Monday, January 31, 2011

"On Turning Seventy"

Sydney M. Williams
January 31, 2011

Note from Old Lyme
"On Turning Seventy"

“I don’t feel old. I don’t feel anything until noon. Then it’s time for my nap.”
                                                                                                                      Bob Hope (1903-2003)

The most remarkable thing about turning seventy, other than the veneration one expects but rarely gets, is how unremarkable it all seems. Of course, there is significance to seventy – one is supposed to be revered for one's sagacity and respected for one's endurance. Old age is associated with patinas, such as one might find on a dusty volume, an antique chair or, better yet, in a fine Bordeaux. But I don't feel any more revered or respected (other than by my grandchildren whose powers of discernment are not yet fully developed) than I did a week ago.

Gertrude Stein once said, “We are always the same age inside.” That is true. I look at my wife, or my brothers and sisters, and I see the person I knew fifty or more years ago. Returning to my high school's fiftieth reunion a few years ago, it was not the wrinkled, stooped, balding, elderly gentlemen that confronted me that I noticed; it was the young men they had been. Looking at myself in the mirror every day for the roughly 10,000 times I have shaved, I never notice the gradual change in my features. I feel a little like Dorian Grey, unaware there is a portrait in the attic that is aging.

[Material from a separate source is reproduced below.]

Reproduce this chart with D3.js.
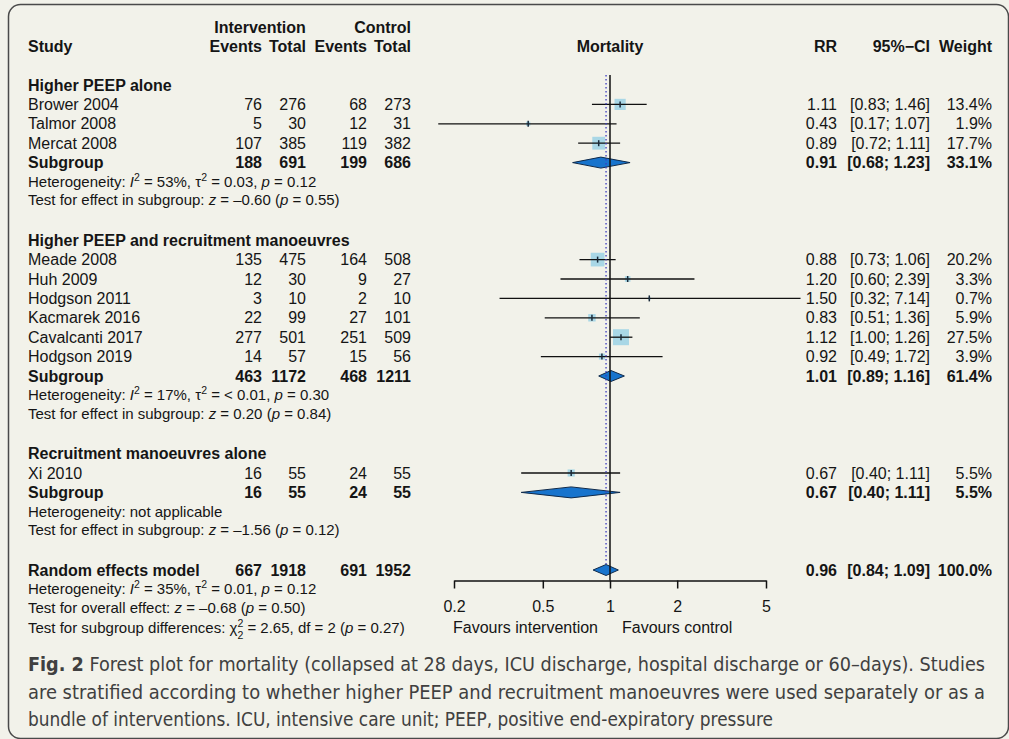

As much as anything, it is the rapidity with which time seems to sail by, that is most notable. Thoughts of mortality rise to the surface more frequently than they did twenty or thirty years ago. In my teens I thought I was immortal, but no longer. Thornton Wilder captured the fleetness of time in his play, Our Town, written in the town in New Hampshire where I grew up, Peterborough, when he was a resident of the MacDowell Colony. The play is an allegory; it traces the residents of a small New England village through several generations. The stage manager delicately and sensitively assists the viewer, or reader, through several scenes portraying critical moments in the lives of some of the residents, from birth to marriage to death. In the middle of the second act – on Emily Webb's and George Gibb's wedding day – the stage manager ruminates on Mr. and Mrs. Webb's life together: “You know how it is: you're twenty-one or twenty-two and you make some decisions; then whissh! You're seventy.” That is the way I feel, especially about the passing of the forty-eight years since I met my wife, Caroline.

Life is filled with decisions. We pick a college. We find a place to live. We get married and have children. We pick up and move. We change careers. Each decision carries consequences, most of which cannot be foreseen. Decisions, subsequent to mine, have resulted in ten grandchildren, a source of immense pleasure and enormous pride. Knowing that they will follow fills me with hope for a future that too often appears uncertain. The message is: life is filled with wonder and surprises; it cannot be foreseen; it is to be savored. The greatest regret we have as we get older is rarely what we did, but things we might have done, but did not.

In a speech in 1905, on the occasion of his seventieth birthday, Mark Twain said, “Three score and ten! It is the Scriptural statute of limitations.” I don't think so. Seventy today is not the same as my grandfathers. I cannot picture my grandparents schussing Vail’s Riva Ridge, as I recently did. When I go out on the tennis courts at the Hillsboro Club in Florida, I look and feel like a newborn gazelle. There are people in their nineties batting the ball back and forth with surprising vigor. The concept of retiring is unappealing and, in fact, frightening, marking, as it does, the end of a person’s active life. It would bring to an end a career I still enjoy. The business has brought great friends, for which I am thankful; to be surrounded with youth helps keep me young.

Henry Wadsworth Longfellow wrote: “To be seventy-years old is like climbing the Alps. You reach a snow-crowned summit, and see behind you the deep valley stretching miles and miles away, and before you other summits higher and whiter, which you may have the strength to climb or not. Then you sit down and meditate and wonder which it will be.”

While I enjoy the memories, I don't have to sit down and meditate about the future. I know that I will aim for the “higher and whiter” summits, and will continue to live this life and hike these hills as long as I am able.